No entiendo, mi entrañable y locuaz galán, tu recurrente fijación con las mujeres hermosas. Sobre todo no entiendo tu extrañeza ante su falta de propuestas hacia tu persona. Pero no te ofusques. Estoy convencido que si la Cámeron Díaz te conociese sucumbiría a tus encantos. Tus problemas con la cotidianeidad de la chica de la agencia de viajes desaparecerían en un entorno de glamour y cosmopolitismo.

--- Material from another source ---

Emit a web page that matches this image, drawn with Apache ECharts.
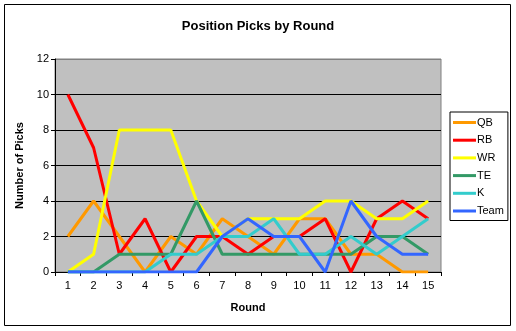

Porque, en definitiva, mi buen angelet, tu problema es que no eres de este mundo. O que hay otros mundos, pero están en tí... O algo de eso. Estás más allá de todos nosotros, en el ciberespacio, en el aroma de los buenos vinos que se degustan en las mesas más selectas, en las salas (VIPS, por supuesto) de descanso de las terminales de los aeropuertos, en la degustación de lo autentico... Y quizás en el monedero de un ciudadno checo, junto a una escama de pescado.

Un abrazo. Y que la fuerza de Patafos nos acompañe (de lejos, eso sí).

Angelet dijo...

Delaney, amigo, me has emocionado. No me extraña que a tí sí te persigan las mujeres imposibles.

Realice dijo...

Qué capacidad de síntesis la de Mr. Delaney... en una de éstas, abre un blog él mismo.